Justice Antonin Scalia added: "The Court's alarm over global warming may or may not be justified, but it ought not distort the outcome of this litigation. This is a straightforward administrative- law case, in which Congress has passed a malleable statute giving broad discretion, not to us, but to an executive agency. No matter how important the underlying policy issues at stake, this Court has no business substituting its own desired outcome for the reasoned judgment of the responsible agency."

Nonetheless, activism held the day.

According to various news reports, many in the Bush EPA subsequently embraced the ruling. The agency was ready to proclaim carbon dioxide emissions harmful and subject to regulation by the EPA under the Clean Air Act. (I guess no one should exhale.) But many others in the Bush administration were not so hot on the idea.

Eventually, on July 11, the Bush administration released an EPA advanced notice of proposed rulemaking, which actually made no finding on whether or not carbon dioxide emissions are harmful. But it did walk through a wide array of regulatory options to cut emissions, and provide a 120-day period for public comment.

At the same time, the Bush White House provided a weighty portfolio rebuking those EPA suggestions, including material from the secretaries of agriculture, commerce, transportation and energy; the chairman of the Council of Economic Advisers and the chief council for the Small Business Administration's office of advocacy.

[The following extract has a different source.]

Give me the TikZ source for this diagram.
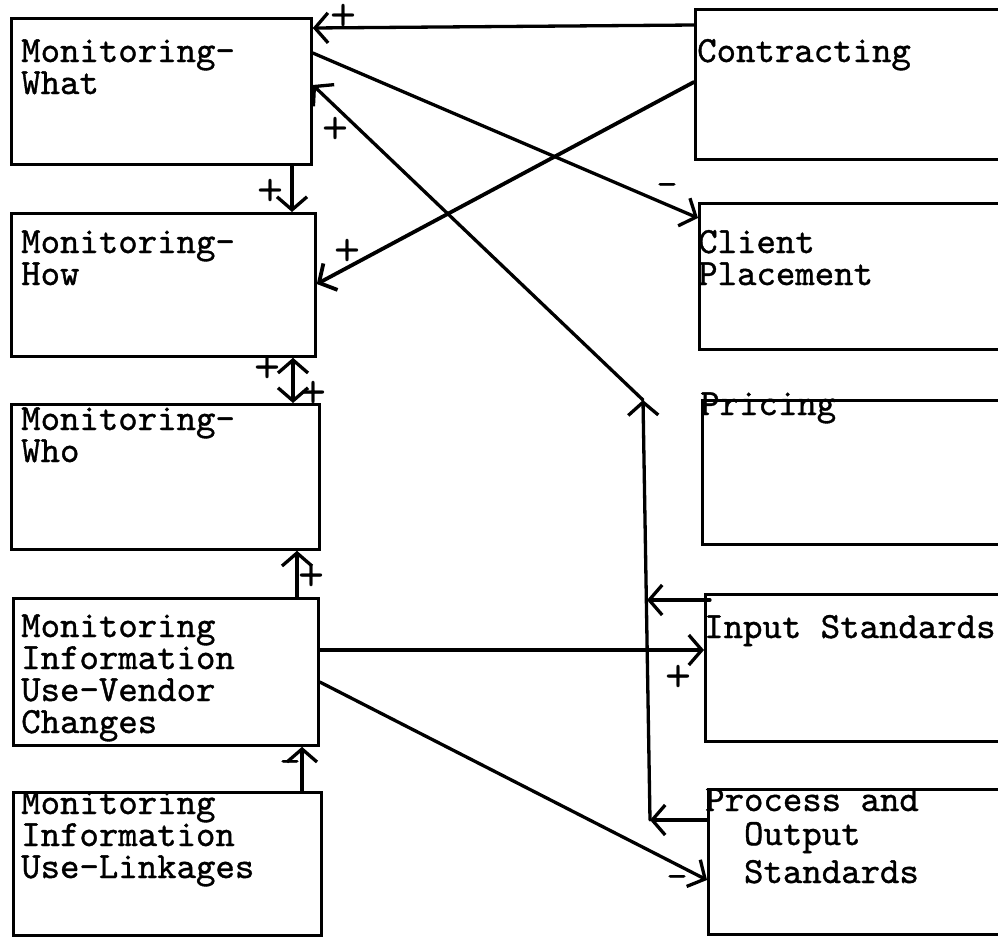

The Commerce Department, for example, noted that the suggested regulations "would impose significant costs on U.S. workers, consumers and producers, and harm U.S. competitiveness without necessarily producing meaningful reductions in global" greenhouse gas emissions.

In a letter to EPA Administrator Steve Johnson, Susan E. Dudley, administrator for the Office of Information and Regulatory Affairs, added: "Following such a regulatory roadmap could result in the piecemeal application of command-and-control regulation - based on EPA staff determinations of the availability and suitability of a wide range of technology - covering both U.S. manufacturing activity and a broad range of commercial and household activities to an extent well beyond the scope of current regulation."

Indeed, no individuals or businesses would escape large increases in costs, particularly on the energy front, if the scary regulations dreamed up by EPA staff went into effect. The economic damage would be deep and widespread. Meanwhile, the environmental movement, in its crusade against man-made global warming (which remains in dispute among scientists), does not care about the potential economic fallout of such a regulatory regime.

Beyond these major problems, this scenario highlights a serious shortcoming of the entire federal regulatory process. That is, a fundamental lack of accountability.

Congress too often writes vague legislation, leaving unaccountable government bureaucrats to hammer out and issue rules and regulations. Those regulations, however, often create unnecessary burdens and intrusions, and reach far beyond what members of Congress had in mind when initially legislating - as is now the case with carbon dioxide emissions and the Clean Air Act.

The solution is obvious - regulatory reform. Congress should have to vote on each rule and regulation issued by federal agencies. For good measure, regulations already in effect should be sunsetted, so that Congress is forced to evaluate if they still make sense.